Start at the line containing "Output the Python", stop at the line containing "import matplotlib.pyplot as plt", and set down every line in that stretch exactly as written, and nothing else.
* * * * * * * * *
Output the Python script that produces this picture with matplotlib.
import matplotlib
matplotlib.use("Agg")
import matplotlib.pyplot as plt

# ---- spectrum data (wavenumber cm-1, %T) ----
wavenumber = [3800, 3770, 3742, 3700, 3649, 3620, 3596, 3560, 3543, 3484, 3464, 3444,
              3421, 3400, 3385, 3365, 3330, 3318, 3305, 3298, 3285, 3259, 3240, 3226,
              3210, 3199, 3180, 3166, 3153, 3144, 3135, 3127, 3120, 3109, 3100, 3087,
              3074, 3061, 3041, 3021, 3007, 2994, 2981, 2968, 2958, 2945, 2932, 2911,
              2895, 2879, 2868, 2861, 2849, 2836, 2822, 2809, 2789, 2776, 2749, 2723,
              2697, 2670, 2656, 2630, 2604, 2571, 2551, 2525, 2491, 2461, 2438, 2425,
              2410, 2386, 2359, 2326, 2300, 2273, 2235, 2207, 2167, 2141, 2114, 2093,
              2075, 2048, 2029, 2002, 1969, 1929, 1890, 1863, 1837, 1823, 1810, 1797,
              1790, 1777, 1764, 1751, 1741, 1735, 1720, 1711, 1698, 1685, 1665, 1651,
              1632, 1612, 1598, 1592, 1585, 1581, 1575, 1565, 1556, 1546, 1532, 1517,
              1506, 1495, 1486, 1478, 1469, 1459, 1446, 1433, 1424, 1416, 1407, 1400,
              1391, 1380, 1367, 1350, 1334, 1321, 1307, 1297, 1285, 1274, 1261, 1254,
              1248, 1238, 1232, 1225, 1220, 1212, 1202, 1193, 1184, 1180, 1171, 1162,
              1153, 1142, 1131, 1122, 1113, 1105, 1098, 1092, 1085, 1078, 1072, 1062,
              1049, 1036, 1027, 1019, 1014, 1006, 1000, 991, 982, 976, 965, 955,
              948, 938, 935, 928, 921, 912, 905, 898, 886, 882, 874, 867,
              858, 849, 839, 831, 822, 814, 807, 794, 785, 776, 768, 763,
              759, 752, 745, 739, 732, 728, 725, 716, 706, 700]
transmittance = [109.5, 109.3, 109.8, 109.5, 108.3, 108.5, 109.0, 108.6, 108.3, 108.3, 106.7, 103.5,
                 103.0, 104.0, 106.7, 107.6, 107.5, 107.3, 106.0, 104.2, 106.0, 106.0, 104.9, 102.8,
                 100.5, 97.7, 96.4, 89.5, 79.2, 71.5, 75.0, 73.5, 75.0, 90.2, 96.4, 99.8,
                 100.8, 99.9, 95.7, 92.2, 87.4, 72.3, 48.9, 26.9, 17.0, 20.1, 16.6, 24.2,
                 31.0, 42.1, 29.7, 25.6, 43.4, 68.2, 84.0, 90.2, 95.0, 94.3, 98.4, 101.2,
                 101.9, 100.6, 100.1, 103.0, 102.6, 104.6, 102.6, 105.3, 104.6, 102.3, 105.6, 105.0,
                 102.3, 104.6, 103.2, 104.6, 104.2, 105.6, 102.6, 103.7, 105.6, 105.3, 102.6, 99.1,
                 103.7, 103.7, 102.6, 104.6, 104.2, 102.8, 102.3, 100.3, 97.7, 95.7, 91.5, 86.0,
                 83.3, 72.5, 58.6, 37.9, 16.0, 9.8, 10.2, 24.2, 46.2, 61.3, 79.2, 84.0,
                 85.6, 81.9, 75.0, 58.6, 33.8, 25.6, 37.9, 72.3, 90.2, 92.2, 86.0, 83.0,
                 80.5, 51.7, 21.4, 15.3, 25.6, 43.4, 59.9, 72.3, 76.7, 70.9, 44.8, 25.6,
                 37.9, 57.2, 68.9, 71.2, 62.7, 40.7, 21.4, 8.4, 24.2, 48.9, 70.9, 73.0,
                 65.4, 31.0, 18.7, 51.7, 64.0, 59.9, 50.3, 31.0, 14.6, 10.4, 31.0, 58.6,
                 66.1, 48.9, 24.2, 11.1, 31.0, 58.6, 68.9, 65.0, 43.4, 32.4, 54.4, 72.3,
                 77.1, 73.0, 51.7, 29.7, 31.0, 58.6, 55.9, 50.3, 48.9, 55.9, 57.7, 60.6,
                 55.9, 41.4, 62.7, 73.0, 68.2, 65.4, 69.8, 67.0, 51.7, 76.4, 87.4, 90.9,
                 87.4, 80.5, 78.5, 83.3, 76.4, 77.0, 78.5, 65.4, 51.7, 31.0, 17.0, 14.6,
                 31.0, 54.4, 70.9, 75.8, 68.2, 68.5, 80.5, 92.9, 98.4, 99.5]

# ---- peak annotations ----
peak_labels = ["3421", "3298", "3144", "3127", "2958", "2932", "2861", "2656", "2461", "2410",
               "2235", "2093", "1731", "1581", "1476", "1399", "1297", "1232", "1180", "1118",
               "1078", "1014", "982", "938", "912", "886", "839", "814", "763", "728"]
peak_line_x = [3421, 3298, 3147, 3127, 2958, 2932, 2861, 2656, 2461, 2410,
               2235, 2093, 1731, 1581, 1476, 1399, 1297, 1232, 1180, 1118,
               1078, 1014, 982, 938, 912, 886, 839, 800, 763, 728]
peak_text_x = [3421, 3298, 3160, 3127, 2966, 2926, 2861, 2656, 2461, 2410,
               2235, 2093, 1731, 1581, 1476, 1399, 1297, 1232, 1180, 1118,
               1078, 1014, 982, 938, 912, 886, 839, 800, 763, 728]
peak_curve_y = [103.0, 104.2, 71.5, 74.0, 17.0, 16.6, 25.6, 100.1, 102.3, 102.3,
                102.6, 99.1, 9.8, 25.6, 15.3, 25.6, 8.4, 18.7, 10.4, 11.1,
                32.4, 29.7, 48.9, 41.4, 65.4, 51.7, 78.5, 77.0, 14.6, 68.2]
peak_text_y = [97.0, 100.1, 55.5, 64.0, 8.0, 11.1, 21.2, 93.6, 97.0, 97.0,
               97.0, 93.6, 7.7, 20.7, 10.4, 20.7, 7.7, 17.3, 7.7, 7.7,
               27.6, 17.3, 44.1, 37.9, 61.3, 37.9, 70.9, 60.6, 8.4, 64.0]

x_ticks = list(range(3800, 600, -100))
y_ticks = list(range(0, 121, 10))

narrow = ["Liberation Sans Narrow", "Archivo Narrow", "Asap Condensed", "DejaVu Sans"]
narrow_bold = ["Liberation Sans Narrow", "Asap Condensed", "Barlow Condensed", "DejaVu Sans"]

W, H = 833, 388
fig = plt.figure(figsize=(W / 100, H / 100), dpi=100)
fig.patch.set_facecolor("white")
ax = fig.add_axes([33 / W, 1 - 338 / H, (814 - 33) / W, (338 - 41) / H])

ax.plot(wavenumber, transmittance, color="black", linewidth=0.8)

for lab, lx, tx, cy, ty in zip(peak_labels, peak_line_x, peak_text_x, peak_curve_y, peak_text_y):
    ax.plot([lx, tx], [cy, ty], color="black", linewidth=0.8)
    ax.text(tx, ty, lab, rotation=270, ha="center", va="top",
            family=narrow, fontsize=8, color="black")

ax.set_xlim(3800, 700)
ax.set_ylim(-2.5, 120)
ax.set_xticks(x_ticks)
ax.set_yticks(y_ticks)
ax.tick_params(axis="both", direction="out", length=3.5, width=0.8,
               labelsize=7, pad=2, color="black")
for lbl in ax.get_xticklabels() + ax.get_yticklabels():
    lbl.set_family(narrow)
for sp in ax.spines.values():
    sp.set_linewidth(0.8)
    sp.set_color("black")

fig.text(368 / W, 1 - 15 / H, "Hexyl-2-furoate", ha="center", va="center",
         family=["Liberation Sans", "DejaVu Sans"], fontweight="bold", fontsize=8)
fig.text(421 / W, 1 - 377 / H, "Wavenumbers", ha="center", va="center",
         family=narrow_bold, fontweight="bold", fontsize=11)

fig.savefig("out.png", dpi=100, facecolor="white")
* * * * * * * * *
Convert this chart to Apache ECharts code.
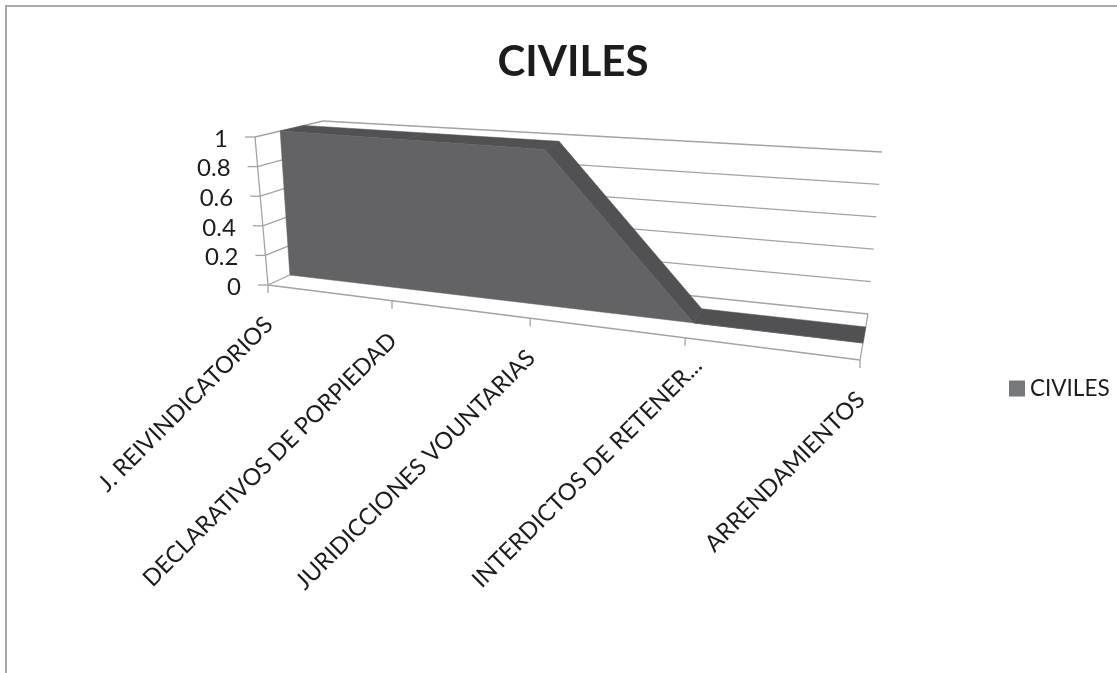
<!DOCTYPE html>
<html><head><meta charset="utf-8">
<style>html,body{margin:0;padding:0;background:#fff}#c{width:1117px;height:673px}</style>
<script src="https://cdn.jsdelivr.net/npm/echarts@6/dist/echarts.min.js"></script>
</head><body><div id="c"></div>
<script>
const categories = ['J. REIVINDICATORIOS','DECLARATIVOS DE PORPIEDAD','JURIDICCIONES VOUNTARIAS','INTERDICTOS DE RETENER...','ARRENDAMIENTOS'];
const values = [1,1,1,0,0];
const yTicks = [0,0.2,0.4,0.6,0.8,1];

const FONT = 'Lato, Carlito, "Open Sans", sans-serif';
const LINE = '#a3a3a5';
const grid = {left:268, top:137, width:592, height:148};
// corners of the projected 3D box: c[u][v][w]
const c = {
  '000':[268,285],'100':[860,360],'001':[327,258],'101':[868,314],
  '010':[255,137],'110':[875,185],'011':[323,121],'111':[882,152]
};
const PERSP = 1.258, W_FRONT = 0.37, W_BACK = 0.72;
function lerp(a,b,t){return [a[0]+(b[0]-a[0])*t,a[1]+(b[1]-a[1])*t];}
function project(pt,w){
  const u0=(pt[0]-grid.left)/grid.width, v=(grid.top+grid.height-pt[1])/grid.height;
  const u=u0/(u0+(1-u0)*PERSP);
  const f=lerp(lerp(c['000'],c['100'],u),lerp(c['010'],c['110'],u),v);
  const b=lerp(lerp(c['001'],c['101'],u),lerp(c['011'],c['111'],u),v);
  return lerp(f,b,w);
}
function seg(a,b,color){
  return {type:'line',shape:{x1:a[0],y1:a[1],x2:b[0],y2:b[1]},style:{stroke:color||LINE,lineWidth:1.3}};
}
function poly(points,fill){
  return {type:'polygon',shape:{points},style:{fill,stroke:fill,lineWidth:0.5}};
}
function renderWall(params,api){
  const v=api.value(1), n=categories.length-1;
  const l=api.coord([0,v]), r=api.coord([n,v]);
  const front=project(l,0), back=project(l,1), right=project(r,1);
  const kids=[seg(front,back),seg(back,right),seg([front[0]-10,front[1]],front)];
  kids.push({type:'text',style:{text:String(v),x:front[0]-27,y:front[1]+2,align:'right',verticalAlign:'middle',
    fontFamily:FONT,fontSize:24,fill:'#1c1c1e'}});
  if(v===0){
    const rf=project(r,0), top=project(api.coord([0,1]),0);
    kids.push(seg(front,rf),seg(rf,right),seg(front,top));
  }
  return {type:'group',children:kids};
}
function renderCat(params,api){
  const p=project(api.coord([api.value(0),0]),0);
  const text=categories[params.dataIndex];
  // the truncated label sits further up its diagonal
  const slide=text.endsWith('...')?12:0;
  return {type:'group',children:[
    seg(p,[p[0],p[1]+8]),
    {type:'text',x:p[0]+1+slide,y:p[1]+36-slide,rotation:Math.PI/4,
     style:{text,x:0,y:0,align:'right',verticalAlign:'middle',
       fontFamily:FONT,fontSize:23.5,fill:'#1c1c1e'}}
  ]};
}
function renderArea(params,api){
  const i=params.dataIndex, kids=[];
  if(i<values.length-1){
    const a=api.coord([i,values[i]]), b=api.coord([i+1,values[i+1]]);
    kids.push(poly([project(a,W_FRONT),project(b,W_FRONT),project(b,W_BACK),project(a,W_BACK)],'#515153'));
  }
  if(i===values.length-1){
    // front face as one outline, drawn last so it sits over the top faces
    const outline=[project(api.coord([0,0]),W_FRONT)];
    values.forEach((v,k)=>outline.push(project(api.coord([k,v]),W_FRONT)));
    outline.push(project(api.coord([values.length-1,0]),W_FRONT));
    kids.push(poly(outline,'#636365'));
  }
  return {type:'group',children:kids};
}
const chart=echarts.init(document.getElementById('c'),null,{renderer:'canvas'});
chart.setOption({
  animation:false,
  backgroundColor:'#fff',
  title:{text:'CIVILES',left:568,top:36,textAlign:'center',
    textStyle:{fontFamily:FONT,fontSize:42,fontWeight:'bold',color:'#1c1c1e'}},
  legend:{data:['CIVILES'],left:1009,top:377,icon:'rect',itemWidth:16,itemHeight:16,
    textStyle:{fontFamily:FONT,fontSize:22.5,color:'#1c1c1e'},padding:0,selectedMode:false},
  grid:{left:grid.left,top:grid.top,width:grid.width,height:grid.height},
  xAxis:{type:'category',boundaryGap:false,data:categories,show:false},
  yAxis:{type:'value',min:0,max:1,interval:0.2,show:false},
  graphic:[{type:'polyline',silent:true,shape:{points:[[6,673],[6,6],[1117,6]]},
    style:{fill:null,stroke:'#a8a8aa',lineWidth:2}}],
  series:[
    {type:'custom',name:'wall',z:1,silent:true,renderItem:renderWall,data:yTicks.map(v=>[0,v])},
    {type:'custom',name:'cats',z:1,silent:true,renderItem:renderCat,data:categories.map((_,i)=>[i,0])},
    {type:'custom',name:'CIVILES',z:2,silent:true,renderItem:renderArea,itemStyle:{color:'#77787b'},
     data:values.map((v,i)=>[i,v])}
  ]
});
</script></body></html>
* * * * * * * * *
* **Reply**
Output the Python script that produces this picture with matplotlib.
import matplotlib
matplotlib.use("Agg")
import matplotlib.pyplot as plt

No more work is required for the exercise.